Fetty rocking the "single mom in the bondage club" look. If you Google worst jeans in rap, he is literally the first result. The Arizona Balloon Festival sweatshirt is dope tho.
The legacy of 2 Chainz will always be tarnished for popularizing the Jon Gosselin look. Polo's popularity in the '90s had journalists trying to reconcile why inner-city black kids would want to dress like preppy white kids. More perplexing: why rappers (or anyone) would want to look like Sunset Boulevard trash.
That said, if I had to choose between ASAP Rocky's Eurotrashaloons and True Religions, I'd have the whole world romping around rockin the Buddhaman like gay choo-choo conductors.
Bragging about not wearing skinny jeans on record, while conspicuously reducing his denim footprint, is the story of why Jay-Z has sucked since 2003. It's hard to believe this tool is the same guy who composed the greatest ode to the greatest rap jeans of all time.
ANYONE WEARING OVERALLS AFTER 2PAC
"Let the late great veteran live," he says to the performer striking a Christlike pose.
Skinny jeans reduce sperm count, so how many lives does Wiz have to answer for? Pittsburgh's Pol Pot of Pants.

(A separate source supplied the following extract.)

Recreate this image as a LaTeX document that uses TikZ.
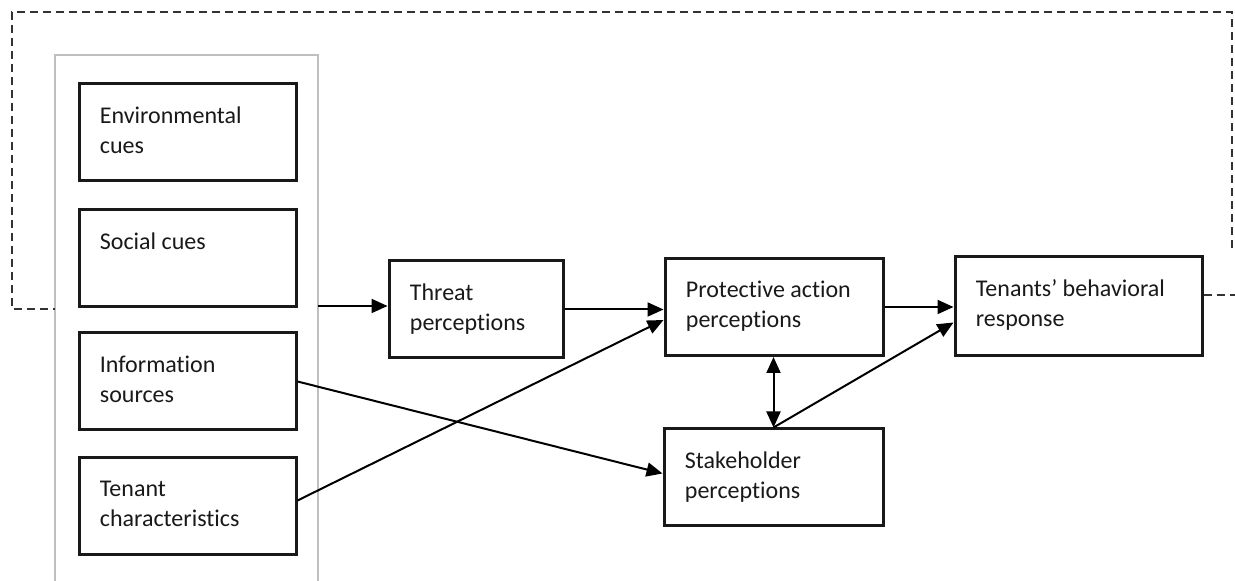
\documentclass[tikz,border=0pt]{standalone}
\usepackage{fontspec}
\setmainfont{Carlito}[Ligatures=NoCommon]
\usetikzlibrary{arrows.meta,calc}

\tikzset{
  stage/.style={draw=black!90, line width=1.5pt, minimum width=108.5pt, minimum height=48.5pt, inner sep=0pt},
  lbl/.style={anchor=north west, align=left, inner sep=0pt, xshift=11pt, yshift=-12pt, font=\fontsize{12}{15}\selectfont, text=black!90},
  arr/.style={-{Triangle[length=8pt,width=7pt]}, line width=1pt},
  arrboth/.style={{Triangle[length=8pt,width=7pt]}-{Triangle[length=8pt,width=7pt]}, line width=1pt},
  loop/.style={dash pattern=on 4pt off 2.5pt, line width=1pt, black!80}
}

\begin{document}
\begin{tikzpicture}[x=0.5pt,y=-0.5pt]
\useasboundingbox (0,0) rectangle (1235,581);

%% group of cues
\draw[black!25, line width=0.8pt] (55,581) -- (55,55) -- (318,55) -- (318,581);
\coordinate (grpR) at (318,306);

\node[stage, label={[lbl]north west:Environmental\\cues}] (env) at (187.5,132.5) {};
\node[stage, label={[lbl]north west:Social cues}] (social) at (187.5,258) {};
\node[stage, label={[lbl]north west:Information\\sources}] (info) at (187.5,381.5) {};
\node[stage, label={[lbl]north west:Tenant\\characteristics}] (tenant) at (187.5,506.5) {};

%% perceptions
\node[stage, minimum width=87pt, label={[lbl]north west:Threat\\perceptions}] (threat) at (476,309.5) {};
\node[stage, minimum width=109pt, label={[lbl]north west:Protective action\\perceptions}] (prot) at (774,307) {};
\node[stage, minimum width=109.5pt, label={[lbl]north west:Stakeholder\\perceptions}] (stake) at (773.5,477.5) {};
\node[stage, minimum width=123.5pt, minimum height=49.5pt, label={[lbl]north west:Tenants’ behavioral\\response}] (resp) at (1078.5,306.5) {};

%% arrows
\draw[arr] (grpR) -- (grpR -| threat.west);
\draw[arr] (threat.east) -- (threat.east -| prot.west);
\draw[arr] ($(tenant.east)+(0,-6)$) -- ($(prot.west)+(0,13)$);
\draw[arr] (info.east) -- ($(stake.west)+(0,-4)$);
\draw[arr] (prot.east) -- (prot.east -| resp.west);
\draw[arr] (stake.north) -- ($(resp.west)+(0,16)$);
\draw[arrboth] (stake.north |- prot.south) -- (stake.north);

%% feedback loop
\coordinate (fbOut) at (1235,295);
\coordinate (fbUp) at (1232,248);
\coordinate (fbIn) at (55,309);
\draw[loop] (resp.east |- fbOut) -- (fbOut);
\draw[loop] (fbUp) -- (1232,12) -- (12,12) -- (12,309) -- (fbIn);

\end{tikzpicture}
\end{document}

HONORABLE UN-MENTION: SOULJA BOY
Soulja Boy deserves a Lifetime Achievement Award in Rap Jeans for his '07/'08 work. When you're trying to get the right fit, a good rule of thumb is to try looking like Dikembe Mutombo doing that thing where you put your knees on your shoes and pretend to be a midget. His output has slowed down, but Soulja is a true god of large pants.